First,  it said, it’s not true that the speech was written on a train on the way from Washington to Gettysburg.  In fact, Lincoln composed it several days before its delivery and it was written on White House stationery and not, as the myth goes, on the back of an envelope.

With the Steven Spielberg movie Lincoln currently hitting movie theatres following a large television advertising build up, there are a few interesting firsts about Abraham Lincoln to be found on Ancell’s bookmark.  Five “firsts” of Lincoln were that he was the “first president to grow a beard;” “first to have a portrait on coins;” “first to give out Medal of Honor;” “first and only to obtain a patent for an invention;” and, sadly, “the first to be assassinated while in office.”   Wikipedia provides the necessary amplification: Lincoln’s patent was for a mechanical invention to help lift boats over shoals.

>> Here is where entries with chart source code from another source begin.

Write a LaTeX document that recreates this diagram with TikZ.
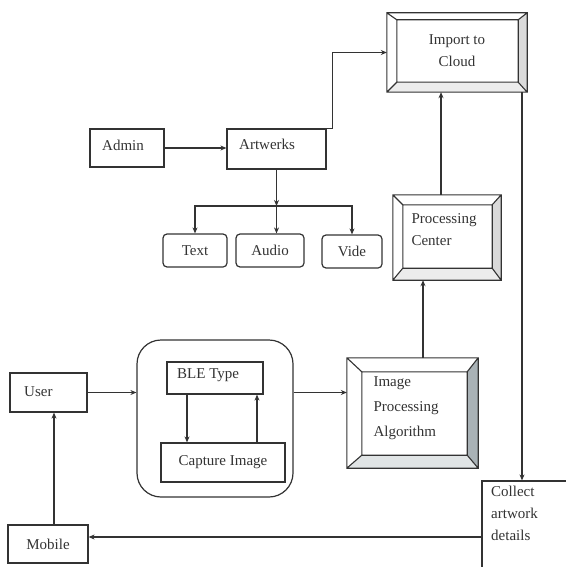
\documentclass[tikz,border=0pt]{standalone}
\usepackage{fontspec}
\setmainfont{Liberation Serif}
\usetikzlibrary{calc,arrows.meta}
\definecolor{ink}{HTML}{333333}
\newcommand\bevelframe[7]{%
 \coordinate (#1-a) at (#1.north west);
 \coordinate (#1-b) at (#1.north east);
 \coordinate (#1-c) at (#1.south east);
 \coordinate (#1-d) at (#1.south west);
 \coordinate (#1-ia) at ($(#1-a)+(#2,#3)$);
 \coordinate (#1-ib) at ($(#1-b)+(-#4,#3)$);
 \coordinate (#1-ic) at ($(#1-c)+(-#4,-#5)$);
 \coordinate (#1-id) at ($(#1-d)+(#2,-#5)$);
 \fill[#6] (#1-b) -- (#1-c) -- (#1-ic) -- (#1-ib) -- cycle;
 \fill[#7] (#1-d) -- (#1-c) -- (#1-ic) -- (#1-id) -- cycle;
 \draw[frame] (#1-a) rectangle (#1-c) (#1-ia) rectangle (#1-ic)
   (#1-a) -- (#1-ia) (#1-b) -- (#1-ib) (#1-c) -- (#1-ic) (#1-d) -- (#1-id);
}
\begin{document}
\begin{tikzpicture}[x=1pt,y=-1pt,
  every node/.style={text=ink,font=\fontsize{15}{22}\selectfont},
  frame/.style={draw=ink,line width=1.1pt},
  boxl/.style={draw=ink,line width=1.2pt,fill=white,align=left,inner sep=0pt},
  rbox/.style={draw=ink,line width=1.2pt,fill=white,rounded corners=4pt,inner sep=0pt},
  bev/.style={fill=white,inner sep=0pt},
  txt/.style={align=left,inner sep=0pt},
  arr/.style={draw=ink,line width=1.2pt,-{Stealth[length=6pt,width=5pt]}},
  con/.style={draw=ink,line width=1.2pt}]
\useasboundingbox[fill=white] (0,0) rectangle (565,567);

% beveled boxes
\node[bev,minimum width=140,minimum height=79] (imp) at (457,52.5) {};
\bevelframe{imp}{10}{7}{9}{10}{gray!28}{gray!15}
\node[txt,align=center] (impt) at (457,51) {Import to\\Cloud};

\node[bev,minimum width=108,minimum height=85] (pc) at (447,237.5) {};
\bevelframe{pc}{10}{10}{9}{12}{gray!30}{gray!15}
\node[txt] (pct) at (444,230) {Processing\\Center};

\node[bev,minimum width=131,minimum height=110] (ipa) at (412.5,413) {};
\bevelframe{ipa}{15}{14}{11}{13}{black!25!cyan!15!gray!70}{cyan!10!gray!25}
\node[txt,font=\fontsize{15}{25}\selectfont] (ipat) at (406,408) {Image\\Processing\\Algorithm};

% plain boxes
\node[boxl,minimum width=74,minimum height=38] (admin) at (127,148) {};
\node[txt,anchor=west] (admint) at (102,145) {Admin};
\node[boxl,minimum width=99,minimum height=40] (art) at (276.5,149) {};
\node[txt,anchor=west] (artt) at (239,144) {Artwerks};

\node[rbox,minimum width=64,minimum height=33] (text) at (195,250.5) {Text};
\node[rbox,minimum width=68,minimum height=33] (audio) at (270,250.5) {Audio};
\node[rbox,minimum width=60,minimum height=33] (vide) at (352,251.5) {Vide};

\node[boxl,minimum width=77,minimum height=39] (user) at (48.5,392.5) {};
\node[txt,anchor=west] (usert) at (24,392) {User};

\node[draw=ink,line width=1.2pt,rounded corners=24pt,minimum width=156,minimum height=157] (cont) at (215,418.5) {};
\node[boxl,minimum width=96,minimum height=32] (ble) at (215,378) {};
\node[txt,anchor=west] (blet) at (177,375) {BLE Type};
\node[boxl,minimum width=124,minimum height=39,align=center] (cap) at (223,462.5) {Capture Image};

\node[boxl,minimum width=80,minimum height=38,align=center] (mob) at (48,544) {Mobile};
\node[boxl,minimum width=93,minimum height=99] (col) at (528.5,530.5) {};
\node[txt,anchor=north west] (colt) at (491,486) {Collect\\artwork\\details};

% connectors
\coordinate (junc) at (276.5,206);
\draw[arr] (admin.east) -- (admin.east -| art.west);
\draw[arr] (art.north east) -- ++(6,0) |- (imp.west);
\draw[arr] (art.south) -- (junc);
\draw[arr] (junc) -| (text.north);
\draw[arr] (junc) -| (vide.north);
\draw[arr] (junc) -- (junc |- audio.north);

\draw[arr] ([xshift=10.5pt]ipa.north) -- ([xshift=10.5pt]ipa.north |- pc.south);
\draw[arr] ([xshift=-6pt]pc.north) -- ([xshift=-6pt]pc.north |- imp.south);
\draw[arr] ([xshift=65pt]imp.south) -- ([xshift=65pt]imp.south |- col.north);
\draw[arr] ([yshift=7pt]mob.east -| col.west) -- ([yshift=7pt]mob.east);
\draw[arr] ([xshift=6pt]mob.north) -- ([xshift=6pt]mob.north |- user.south);
\draw[arr] (user.east) -- (user.east -| cont.west);
\draw[arr] (user.east -| cont.east) -- (user.east -| ipa.west);
\draw[arr] ([xshift=-28pt]ble.south) -- ([xshift=-28pt]ble.south |- cap.north);
\draw[arr] ([xshift=42pt]ble.south |- cap.north) -- ([xshift=42pt]ble.south);
\end{tikzpicture}
\end{document}
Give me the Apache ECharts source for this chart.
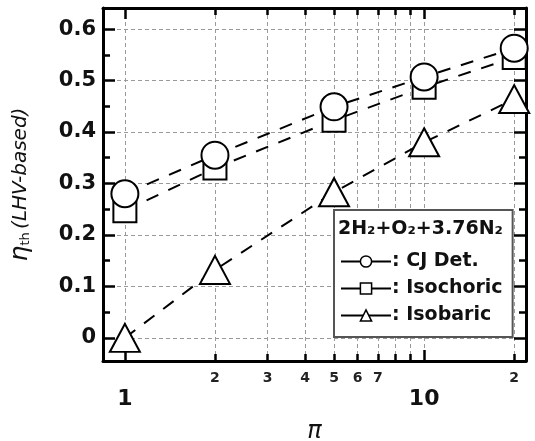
<!DOCTYPE html>
<html><head><meta charset="utf-8">
<script src="https://cdn.jsdelivr.net/npm/echarts@6/dist/echarts.min.js"></script>
<style>html,body{margin:0;padding:0;background:#fff}#c{width:535px;height:441px}</style>
</head><body><div id="c"></div>
<script>
// ---- data ----
const pi = [1, 2, 5, 10, 20];
const cjDet = [0.28, 0.355, 0.449, 0.507, 0.563];
const isochoric = [0.247, 0.33, 0.423, 0.487, 0.545];
const isobaric = [0.0, 0.132, 0.283, 0.38, 0.464];
const seriesNames = ['CJ Det.', 'Isochoric', 'Isobaric'];
const legendTitle = '2H₂+O₂+3.76N₂';
// ---- ticks ----
const xMajor = [1, 10];
const xMinor = [2, 3, 4, 5, 6, 7, 8, 9, 20];
const xMinorLabels = [2, 3, 4, 5, 6, 7, 20];
const yMajor = [0, 0.1, 0.2, 0.3, 0.4, 0.5, 0.6];
const yMinor = [0.05, 0.15, 0.25, 0.35, 0.45, 0.55];
const xRange = [0.845, 21.9];
const yRange = [-0.045, 0.641];

const FF = 'DejaVu Sans';
const gridRect = {left: 103, right: 9, top: 8, bottom: 80, outerBoundsMode: 'none', containLabel: false};
const split = {show: true, lineStyle: {color: '#9a9a9a', type: [4, 3], width: 1}};
function xAx(idx, pos, major) {
  const vals = major ? xMajor : xMinor;
  return {
    type: 'log', logBase: 10, gridIndex: idx, position: pos,
    min: xRange[0], max: xRange[1],
    axisLine: {show: major, onZero: false, lineStyle: {color: '#000', width: 3}},
    axisTick: {show: true, inside: true, customValues: vals, length: major ? 11 : 7, lineStyle: {color: '#000', width: 2.5}},
    axisLabel: pos === 'bottom' ? (major ? {
      show: true, customValues: xMajor, fontFamily: FF, fontWeight: 'bold', fontSize: 22, color: '#111', margin: 27,
      formatter: v => String(v)
    } : {
      show: true, customValues: xMinorLabels, fontFamily: FF, fontWeight: 'bold', fontSize: 14, color: '#222', margin: 10,
      formatter: v => String(v >= 10 ? v / 10 : v)
    }) : {show: false},
    splitLine: pos === 'bottom' ? split : {show: false},
    name: (major && pos === 'bottom') ? 'π' : '',
    nameLocation: 'middle', nameGap: 59,
    nameTextStyle: {fontFamily: FF, fontStyle: 'italic', fontSize: 24, color: '#111'}
  };
}
function yAx(idx, pos, major) {
  const vals = major ? yMajor : yMinor;
  const o = {
    type: 'value', gridIndex: idx, position: pos,
    min: yRange[0], max: yRange[1],
    axisLine: {show: major, onZero: false, lineStyle: {color: '#000', width: 3}},
    axisTick: {show: true, inside: true, customValues: vals, length: major ? 12 : 7, lineStyle: {color: '#000', width: 2.5}},
    axisLabel: (major && pos === 'left') ? {
      show: true, customValues: yMajor, fontFamily: FF, fontWeight: 'bold', fontSize: 21, color: '#111', margin: 7,
      formatter: v => v === 0 ? '0' : v.toFixed(1)
    } : {show: false},
    splitLine: (major && pos === 'left') ? split : {show: false}
  };
  if (major && pos === 'left') {
    o.name = '{e|η}{s|th} {p|(LHV-based)}';
    o.nameLocation = 'middle';
    o.nameRotate = 90;
    o.nameGap = 70;
    o.nameTextStyle = {
      rich: {
        e: {fontFamily: FF, fontStyle: 'italic', fontSize: 25, color: '#111'},
        s: {fontFamily: FF, fontSize: 13, color: '#111', padding: [10, 0, 0, 0]},
        p: {fontFamily: FF, fontStyle: 'italic', fontSize: 20, color: '#111'}
      }
    };
  }
  return o;
}

const lineDash = [13, 11];
function mk(name, data, symbol, size, z) {
  return {
    name, type: 'line', xAxisIndex: 0, yAxisIndex: 0,
    data: pi.map((x, i) => [x, data[i]]),
    symbol, symbolSize: size, showSymbol: true, z,
    lineStyle: {color: '#000', width: 2, type: lineDash},
    itemStyle: {color: '#fff', borderColor: '#000', borderWidth: 2},
    emphasis: {disabled: true}, animation: false
  };
}

const chart = echarts.init(document.getElementById('c'), null, {renderer: 'canvas'});
chart.setOption({
  backgroundColor: '#fff',
  animation: false,
  grid: [Object.assign({}, gridRect), Object.assign({}, gridRect)],
  xAxis: [xAx(0, 'bottom', true), xAx(0, 'top', true), xAx(1, 'bottom', false), xAx(1, 'top', false)],
  yAxis: [yAx(0, 'left', true), yAx(0, 'right', true), yAx(1, 'left', false), yAx(1, 'right', false)],
  title: {
    text: legendTitle, left: 338, top: 220, padding: 0,
    textStyle: {fontFamily: FF, fontWeight: 'bold', fontSize: 19, color: '#111'}, z: 10
  },
  legend: {
    orient: 'vertical', left: 334, top: 210,
    padding: [42, 10, 12, 6], itemGap: 8,
    itemWidth: 50, itemHeight: 14,
    backgroundColor: '#fff', borderColor: '#555', borderWidth: 2, borderRadius: 0,
    data: seriesNames,
    lineStyle: {type: 'solid', width: 2, color: '#000'},
    itemStyle: {color: '#fff', borderColor: '#000', borderWidth: 1.5},
    formatter: n => ': ' + n,
    textStyle: {fontFamily: FF, fontWeight: 'bold', fontSize: 19, color: '#111', padding: [0, 0, 0, -4]},
    selectedMode: false
  },
  series: [
    mk(seriesNames[2], isobaric, 'triangle', [30, 28], 3),
    mk(seriesNames[1], isochoric, 'rect', 23, 4),
    mk(seriesNames[0], cjDet, 'circle', 27, 5)
  ]
});
</script></body></html>
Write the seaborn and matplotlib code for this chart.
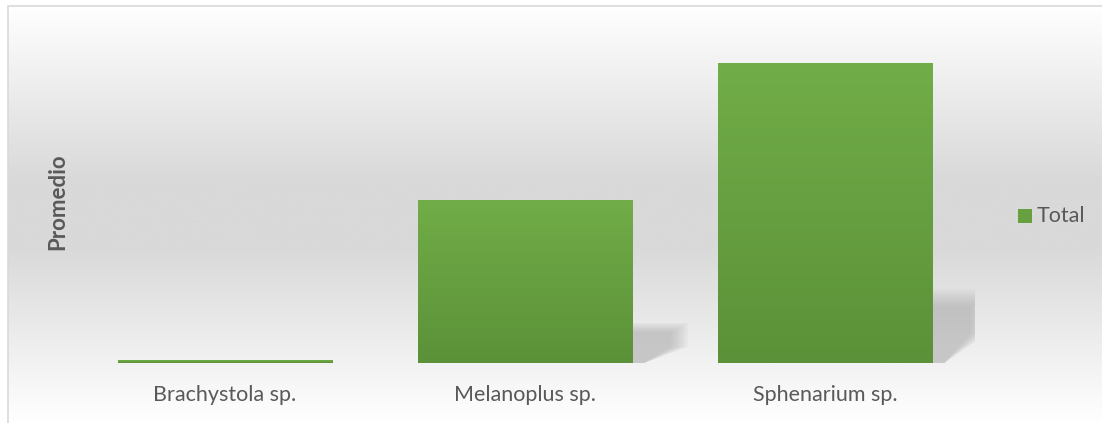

One-hundred forty-seven years after his assassination, Lincoln is still a charismatic figure.  This is demonstrated not only by the new movie starring Daniel Day Lewis that is expected to draw large crowds across the nation, but also by the clusters of parents and children who gathered around Lincoln impersonator Ancell here in order to have their photograph taken with him.  Such a photograph is truly a wonderful keepsake, and it made me wonder what costumed figure from Jewish history would similarly gather such a crowd around him or her?   Abraham?  Rebecca?  Joseph?  Moses?  Samson?  David?  Solomon? Theodore Herzl?  Henrietta Szold?  Albert Einstein?  David Ben-Gurion?  Golda Meir?

Shor and I had traveled up to Agoura Hills for a family visit, but immediately agreed to the suggestion that we drive as a group up to Moorpark to see the Civil War re-enactment.  Although I have watched the reenactment of the Battle of San Pasqual, from the Mexican-American War,  at the state historic monument near Wild Animal Park in San Diego County, this Civil War reenactment was on a much larger scale.  It stirred the imagination and the conscience.